Вы сожжены, вы расстреляны, вы безмолвны, мои товарищи юности, я пишу вам. Текут и текут над вами земные волны, шумят – зеленым шумом. <…>
Тщетно, все уже тщетно. Вихрь клубится заблудший, зовет травяная глубь, лугов замогильных зелья, дальше иду, под землю, глубже и глубже, к вам в подземелья.
(Пер. В. Британишского)
Говоря о Боровском, думается, нужно вспомнить имя немецкого философа-экзистенциалиста К. Ясперса, философские труды которого, и прежде всего те из них, что были написаны после войны – «Происхождение и цель истории» (1948), «Разум и антиразум в нашу эпоху» (1950), – поразительно созвучны духу, мыслям произведений польского писателя. И подчас смысл категорий, которым Ясперс придавал общефилософское значение, лучше проясняется через образы произведений Боровского, через поступки, мысли, мироощущение его героев. Это в равной, если не в большей, степени справедливо и относительно составляющих художественной системы Боровского, которая, органично сопрягаясь с мыслью Ясперса о единстве, целостности исторического бытия человечества, тем самым оказывается в сфере ценностно-интерпретирующей направленности экзистенциалистских идей немецкого философа.
Польский писатель и немецкий философ встретились во времени, и каждый из них сумел выразить то, чем оно жило, чем болело, что порождало страх. «В утрате человеческого облика в концентрационных лагерях виновата не природа, а сам человек, и это может распространиться на всех, – утверждает Ясперс. – Человечество пытается скрыть этот ужас от себя. Люди становятся равнодушными, но за этим равнодушием таится страх перед тем, куда идет человечество. Исчезнет все то, что делает человека человечным, что придает жизни ценность. <…> Содрогание перед страшным будущим, быть может, способно его предотвратить. <…> человек не может полностью утратить свою сущность, ибо он создан "по образу и подобию Божию"» [Ясперс 1994: 162]. Эти мысли сродни тем, которые «вычитываются» из текстов Боровского. Заметим, что в послевоенной Германии Ясперс был одним из первых, кто бескомпромиссно поставил вопрос о «немецкой вине», не исключая из числа виноватых и самого себя: «уже потому, что сохранил жизнь, когда миллионы людей встретили насильственную смерть. Боль вины мучила его. Он говорил: "мы виноваты", "наша вина"» [Мотрошилова 1999: 22].

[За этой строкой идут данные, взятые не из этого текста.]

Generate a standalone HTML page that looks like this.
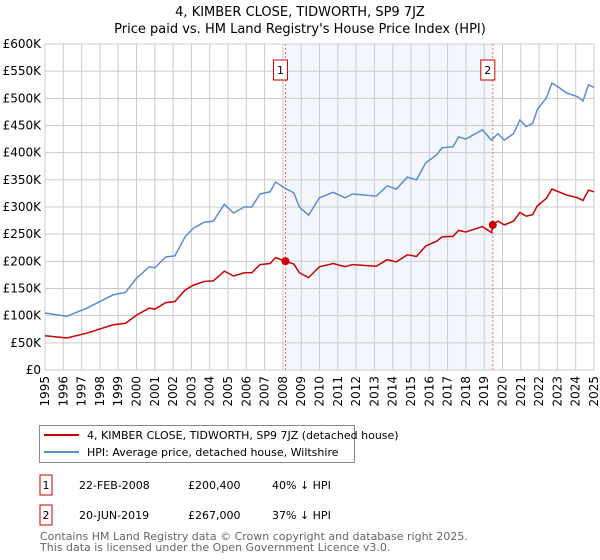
<!DOCTYPE html>
<html><head><meta charset="utf-8"><style>
body{margin:0;background:#fff;font-family:"Liberation Sans","DejaVu Sans",sans-serif;}
svg{display:block}
</style></head><body>
<svg width="600" height="560" viewBox="0 0 600 560" xmlns="http://www.w3.org/2000/svg" font-family="'DejaVu Sans','Liberation Sans',sans-serif">
<text x="300" y="16" text-anchor="middle" font-size="13" fill="#000">4, KIMBER CLOSE, TIDWORTH, SP9 7JZ</text>
<text x="300" y="33" text-anchor="middle" font-size="13" fill="#000">Price paid vs. HM Land Registry's House Price Index (HPI)</text>
<g id="plot"></g>
<g>
<rect x="39.5" y="425.5" width="315" height="37" fill="#fff" stroke="#888"/>
<line x1="44" y1="435" x2="79" y2="435" stroke="#cc0000" stroke-width="2"/>
<text x="87" y="439" font-size="11">4, KIMBER CLOSE, TIDWORTH, SP9 7JZ (detached house)</text>
<line x1="44" y1="452" x2="79" y2="452" stroke="#5b8dd0" stroke-width="2"/>
<text x="87" y="456" font-size="11">HPI: Average price, detached house, Wiltshire</text>
</g>
<g font-size="11">
<rect x="40" y="475" width="12" height="20" fill="#fff" stroke="#cc0000"/>
<text x="46" y="489" text-anchor="middle">1</text>
<text x="79" y="489">22-FEB-2008</text><text x="188" y="489">£200,400</text><text x="272" y="489">40% ↓ HPI</text>
<rect x="40" y="505" width="12" height="20" fill="#fff" stroke="#cc0000"/>
<text x="46" y="519" text-anchor="middle">2</text>
<text x="79" y="519">20-JUN-2019</text><text x="188" y="519">£267,000</text><text x="272" y="519">37% ↓ HPI</text>
</g>
<g font-size="11" fill="#666">
<text x="40" y="540">Contains HM Land Registry data © Crown copyright and database right 2025.</text>
<text x="40" y="551">This data is licensed under the Open Government Licence v3.0.</text>
</g>
</svg>
<script>
const hpiYears=[1995,1996.2,1997.3,1998.7,1999.4,2000.0,2000.7,2001.0,2001.6,2002.1,2002.65,2003.1,2003.7,2004.2,2004.8,2005.3,2005.9,2006.3,2006.75,2007.3,2007.6,2008.1,2008.6,2008.9,2009.4,2010.0,2010.75,2011.4,2011.8,2013.1,2013.7,2014.2,2014.8,2015.3,2015.8,2016.4,2016.7,2017.3,2017.6,2018.0,2018.9,2019.4,2019.75,2020.1,2020.6,2020.95,2021.3,2021.65,2021.9,2022.4,2022.7,2023.0,2023.5,2024.1,2024.4,2024.7,2025.0];
const hpiValues=[105,99,114,138,143,169,190,188,208,210,245,261,272,274,305,289,300,300,324,328,346,335,326,300,285,317,327,317,324,320,339,333,355,350,381,396,409,411,429,425,442,423,435,423,435,460,448,454,479,501,528,522,510,503,495,525,520];
const propYears=[1995,1996.2,1997.3,1998.7,1999.4,2000.0,2000.7,2001.0,2001.6,2002.1,2002.65,2003.1,2003.7,2004.2,2004.8,2005.3,2005.9,2006.3,2006.75,2007.3,2007.6,2008.14,2008.6,2008.9,2009.4,2010.0,2010.75,2011.4,2011.8,2013.1,2013.7,2014.2,2014.8,2015.3,2015.8,2016.4,2016.7,2017.3,2017.6,2018.0,2018.9,2019.4,2019.47,2019.75,2020.1,2020.6,2020.95,2021.3,2021.65,2021.9,2022.4,2022.7,2023.0,2023.5,2024.1,2024.4,2024.7,2025.0];
const propValues=[63,59,68,83,86,101,114,112,124,126,147,156,163,164,182,173,179,179,194,196,207,200,195,179,170,190,196,190,194,191,203,199,212,209,228,237,245,246,257,254,264,253,267,274,267,274,290,283,286,302,316,333,329,322,317,312,331,328];
const saleYears=[2008.14,2019.47];
const saleValues=[200.4,267];
const saleLabels=["1","2"];
const yTicks=[0,50,100,150,200,250,300,350,400,450,500,550,600];
const xTicks=[1995,1996,1997,1998,1999,2000,2001,2002,2003,2004,2005,2006,2007,2008,2009,2010,2011,2012,2013,2014,2015,2016,2017,2018,2019,2020,2021,2022,2023,2024,2025];

const X0=45,X1=594,Y0=370,Y1=44;
const xs=y=>X0+(y-1995)/30*(X1-X0);
const ys=v=>Y0-v/600*(Y0-Y1);
const NS="http://www.w3.org/2000/svg";
const g=document.getElementById('plot');
function mk(t,a){const e=document.createElementNS(NS,t);for(const k in a)e.setAttribute(k,a[k]);g.appendChild(e);return e;}
const sh=mk('rect',{x:xs(saleYears[0]),y:Y1,width:xs(saleYears[1])-xs(saleYears[0]),height:Y0-Y1,fill:'#eef3fc',opacity:0.7});


for(const t of yTicks){
 const l=mk('line',{x1:X0,x2:X1,y1:ys(t),y2:ys(t),stroke:'#ccc','stroke-width':1});
 
 
 const tx=mk('text',{x:X0-4,y:ys(t)+4,'text-anchor':'end','font-size':12,fill:'#000'});
 tx.textContent=t===0?'£0':'£'+t+'K';
 
 
}
for(const t of xTicks){
 const l=mk('line',{x1:xs(t),x2:xs(t),y1:Y1,y2:Y0,stroke:'#ccc','stroke-width':1});
 
 
 const tx=mk('text',{x:0,y:0,'text-anchor':'end','font-size':12,transform:`translate(${xs(t)+4},${Y0+6}) rotate(-90)`});
 tx.textContent=t;
 
 
}
const fr=mk('rect',{x:X0,y:Y1,width:X1-X0,height:Y0-Y1,fill:'none',stroke:'#ccc'});


saleYears.forEach((s,i)=>{
 const l=mk('line',{x1:xs(s),x2:xs(s),y1:Y1,y2:Y0,stroke:'#f07070','stroke-dasharray':'2,2'});
 
 
 const b=mk('rect',{x:xs(s)-7-5,y:60,width:14,height:20,fill:'#fff',stroke:'#cc0000'});
 
 
 const t=mk('text',{x:xs(s)-5,y:74,'text-anchor':'middle','font-size':11});
 t.textContent=saleLabels[i];
 
 
});
const hp=mk('polyline',{points:hpiYears.map((y,i)=>xs(y)+','+ys(hpiValues[i])).join(' '),fill:'none',stroke:'#5b8dd0','stroke-width':1.5});


const pp=mk('polyline',{points:propYears.map((y,i)=>xs(y)+','+ys(propValues[i])).join(' '),fill:'none',stroke:'#cc0000','stroke-width':1.5});


saleYears.forEach((s,i)=>{
 const c=mk('circle',{cx:xs(s),cy:ys(saleValues[i]),r:4,fill:'#cc0000'});
 
 
});
</script>
</body></html>
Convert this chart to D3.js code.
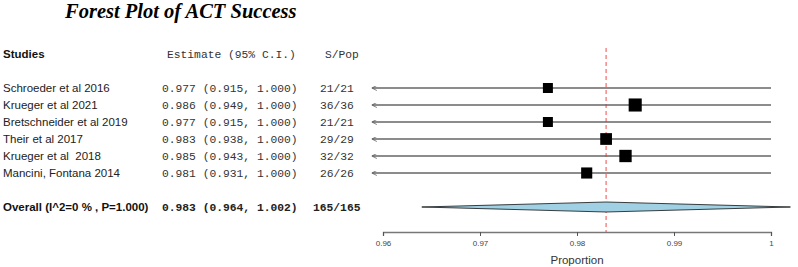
<!DOCTYPE html>
<html><head><meta charset="utf-8">
<script src="https://cdn.jsdelivr.net/npm/d3@7/dist/d3.min.js"></script>
<style>body{margin:0;background:#fff}svg{display:block}text{white-space:pre}</style>
</head><body>
<script>
const studies = ["Schroeder et al 2016","Krueger et al 2021","Bretschneider et al 2019","Their et al 2017","Krueger et al  2018","Mancini, Fontana 2014"];
const estimates = [0.977, 0.986, 0.977, 0.983, 0.985, 0.981];
const lowerCI = [0.915, 0.949, 0.915, 0.938, 0.943, 0.931];
const upperCI = [1.000, 1.000, 1.000, 1.000, 1.000, 1.000];
const successes = [21, 36, 21, 29, 32, 26];
const populations = [21, 36, 21, 29, 32, 26];
const overallLabel = "Overall (I^2=0 % , P=1.000)";
const overallEst = 0.983, overallLow = 0.964, overallHigh = 1.002;
const overallS = 165, overallPop = 165;
const xTicks = [0.96, 0.97, 0.98, 0.99, 1];
const xLimLow = 0.9589;

const W = 798, H = 267;
const svg = d3.select("body").append("svg").attr("width", W).attr("height", H);
const x = d3.scaleLinear().domain([0.96, 1]).range([383, 771]);
const y = d3.scaleLinear().domain([0, 1]).range([88, 105]);
const f3 = d3.format(".3f");
const sans = "'Liberation Sans', Arial, sans-serif";
const mono = "'Liberation Mono', 'Courier New', monospace";

svg.append("text").attr("x", 65).attr("y", 18)
  .attr("font-family", "'Liberation Serif', 'Times New Roman', serif")
  .attr("font-weight", "bold").attr("font-style", "italic").attr("font-size", 20.5)
  .attr("fill", "#000").text("Forest Plot of ACT Success");

// headers
svg.append("text").attr("x", 3).attr("y", 58).attr("font-family", sans).attr("font-weight", "bold")
  .attr("font-size", 11.5).attr("fill", "#111").text("Studies");
svg.append("text").attr("x", 167).attr("y", 58).attr("font-family", mono)
  .attr("font-size", 11.3).attr("fill", "#333").text("Estimate (95% C.I.)");
svg.append("text").attr("x", 325).attr("y", 58).attr("font-family", mono)
  .attr("font-size", 11.3).attr("fill", "#333").text("S/Pop");

const defs = svg.append("defs");
defs.append("marker").attr("id", "arr").attr("viewBox", "0 0 10 10").attr("refX", 1).attr("refY", 5)
  .attr("markerWidth", 9).attr("markerHeight", 5).attr("markerUnits", "userSpaceOnUse").attr("orient", "auto")
  .append("path").attr("d", "M10,0 L0,5 L10,10").attr("fill", "none").attr("stroke", "#555").attr("stroke-width", 1.5);

const rows = studies.map((s, i) => ({s, e: estimates[i], l: lowerCI[i], u: upperCI[i], k: successes[i], n: populations[i], i}));

// reference dashed line
svg.append("line").attr("x1", x(overallEst)).attr("x2", x(overallEst)).attr("y1", 48).attr("y2", 232)
  .attr("stroke", "#f26a6a").attr("stroke-width", 1.2).attr("stroke-dasharray", "4,3");

rows.forEach(d => {
  const yy = y(d.i);
  svg.append("text").attr("x", 3).attr("y", yy + 4).attr("font-family", sans).attr("font-size", 11.5)
    .attr("fill", "#222").attr("xml:space", "preserve").text(d.s);
  svg.append("text").attr("x", 162).attr("y", yy + 4).attr("font-family", mono).attr("font-size", 11.3)
    .attr("fill", "#333").text(`${f3(d.e)} (${f3(d.l)}, ${f3(d.u)})`);
  svg.append("text").attr("x", 320).attr("y", yy + 4).attr("font-family", mono).attr("font-size", 11.3)
    .attr("fill", "#333").text(`${d.k}/${d.n}`);
  const lo = Math.max(d.l, xLimLow);
  svg.append("line").attr("x1", x(lo)).attr("x2", x(d.u)).attr("y1", yy).attr("y2", yy)
    .attr("stroke", "#666").attr("stroke-width", 1.3)
    .attr("marker-start", d.l < xLimLow ? "url(#arr)" : null);
  const sz = 2.18 * Math.sqrt(d.n);
  svg.append("rect").attr("x", x(d.e) - sz / 2).attr("y", yy - sz / 2).attr("width", sz).attr("height", sz)
    .attr("fill", "#000");
});

// overall
const yo = 207;
svg.append("text").attr("x", 3).attr("y", yo + 4).attr("font-family", sans).attr("font-weight", "bold")
  .attr("font-size", 11.5).attr("fill", "#111").text(overallLabel);
svg.append("text").attr("x", 162).attr("y", yo + 4).attr("font-family", mono).attr("font-weight", "bold")
  .attr("font-size", 11.3).attr("fill", "#222").text(`${f3(overallEst)} (${f3(overallLow)}, ${f3(overallHigh)})`);
svg.append("text").attr("x", 313).attr("y", yo + 4).attr("font-family", mono).attr("font-weight", "bold")
  .attr("font-size", 11.3).attr("fill", "#222").text(`${overallS}/${overallPop}`);
svg.append("path")
  .attr("d", `M${x(overallLow)},${yo} L${x(overallEst)},${yo - 5} L${x(overallHigh)},${yo} L${x(overallEst)},${yo + 5} Z`)
  .attr("fill", "#9fd0e3").attr("stroke", "#111").attr("stroke-width", 0.8);

// axis
const axis = d3.axisBottom(x).tickValues(xTicks).tickSize(4).tickFormat(d => d === 1 ? "1" : d3.format(".2f")(d));
const ag = svg.append("g").attr("transform", "translate(0,232)").call(axis);
ag.select(".domain").attr("stroke", "#777").attr("stroke-width", 1.3);
ag.selectAll(".tick line").attr("stroke", "#555");
ag.selectAll(".tick text").attr("font-family", sans).attr("font-size", 8).attr("fill", "#444").attr("dy", "0.9em");
svg.append("text").attr("x", (x(0.96) + x(1)) / 2).attr("y", 264).attr("text-anchor", "middle")
  .attr("font-family", sans).attr("font-size", 11.5).attr("fill", "#333").text("Proportion");
</script>
</body></html>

Психологическим мотивом воспоминаний Тадеуша, которые составили содержание рассказа «Прощание с Марией», является испытываемое им мучительное чувство вины перед теми, кто погиб, осознание своего греха и невозможности его искупить покаянием. Поэтому глубоко символично, что Тадек носит имя писателя, который так и не сумел вжиться в новый послевоенный мир и добровольно покинул его.
Сюжет рассказа лишен динамики. Идет неторопливое повествование о буднях оккупированного города, в котором каждый пытается приспособиться к обстоятельствам, выжить им вопреки. Собственно, в основе сюжета – цепь ставших обыденными ситуаций, в условиях которых человек не живет, а стремится выжить; это еще не концентрационный лагерь, но «пограничный» с ним мир. Хорошо это или плохо – выжить в мире тотального зла? Впрочем, пока никто не задается подобным вопросом. Безымянные Инженер, конторская служащая, лавочник, поэт-интеллектуал Тадеуш, от чьего лица ведется повествование, – все они притерпелись к существующему положению вещей. Притерпелись – значит приняли уличные облавы, тюрьму, устроенную в здании бывшей школы и переполненную «живым товаром», еврейское гетто и колонны грузовиков, везущих несчастных в «печально знаменитый лагерь на побережье».
Тадеуш воссоздает в своей памяти события двух дней, которые предшествовали «прощанию с Марией». Редуцированность сюжетного времени объясняется не только жанровой спецификой. Избранная форма повествования, при которой образ «я» в прошлом («я» прежнего) становится предметом рефлексии повествователя («я» нынешнего), создает эффект отстраненности: оживающие в памяти героя события, образы и детали предстают не только как реалии исторического времени и психологической биографии повествователя, но и как знаки его эмоциональной и ценностной оценок, проецируемых им из настоящего в воссоздаваемое, переживаемое заново прошлое.
Для Тадеуша важны именно эти два дня. Знаменательно, что в рассказе образ Марии складывается постепенно, из отдельных деталей, жестов, казалось бы, случайных ее фраз, как бы прорисовывается сквозь толщу подробных описаний вещного мира, мелкой, будничной суеты и столь же будничных происшествий, его «заслоняют» характеристики чужих, порой случайных для Тадеуша и Марии людей, пейзажные зарисовки. Однако нельзя забывать, что изображаемые в рассказе быт, обыденные ситуации, образы природы играют важную роль в постижении его идейного содержания, они создают такие, например, значимые оппозиции, как плотский, телесный мир, агрессивная бездуховность и мир одухотворенный, мир высших ценностей.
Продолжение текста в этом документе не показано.